The war in Ukraine certainly isn’t helping matters in relation to humanitarian as well as financial issues. It is tragic to see the scenes playing out on the news and certainly brings down the sentiments of the public watching it all unfold. Ukraine is also the world’s largest producer of neon gas which is used to make all those pretty signs and, wait for it…computer chips! Supply chain issues have already wreaked havoc on consumer spending driving up prices on everything from groceries to cars. And, don’t even mention gas prices. Everything is more expensive right now, not just homes.

With all this chaos in the world what can we do? Don’t panic. It’s all happened before. The Real Estate market as well as Financial markets are cyclical. Sure, it seems like things are spinning out of control but we’ve been here before and it won’t be the last time. Base your decisions on what works for YOU. Do you need to buy a home right now? Do it. Are you planning to “right size” for your changing needs? Go ahead. Even if you can afford less house right now due to rising interest rates and home prices you still need a roof over your head, right? The potential to refinance down the road will most likely be there. And, who knows where interest rates are going?

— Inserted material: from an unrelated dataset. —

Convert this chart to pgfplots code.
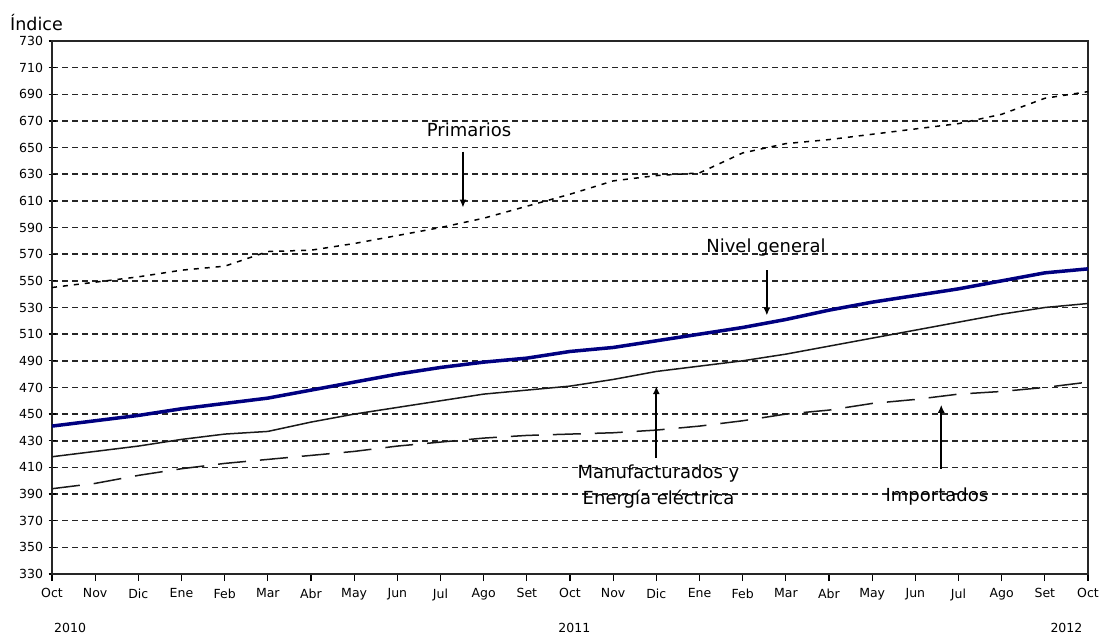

A couple of months ago I agreed with the sentiments that interest rates likely wouldn’t rise above 5% before the end of the year. I’m eating those words now. Still, the possibility of reaching the 20% interest rates of the late 70s and 80s is far off. The market needs to soften for affordability. Demand is keeping home prices high, for now. Builders are starting to see some relief in the supply chain allowing them to complete houses that were being held up by lack of materials. Foreclosures (remember those?) are starting to pop up in markets that are not as desirable. Lots of outside factors are affecting home prices right now. So, my only advice is keep saving your pennies and working towards what is the ideal situation for you and your family.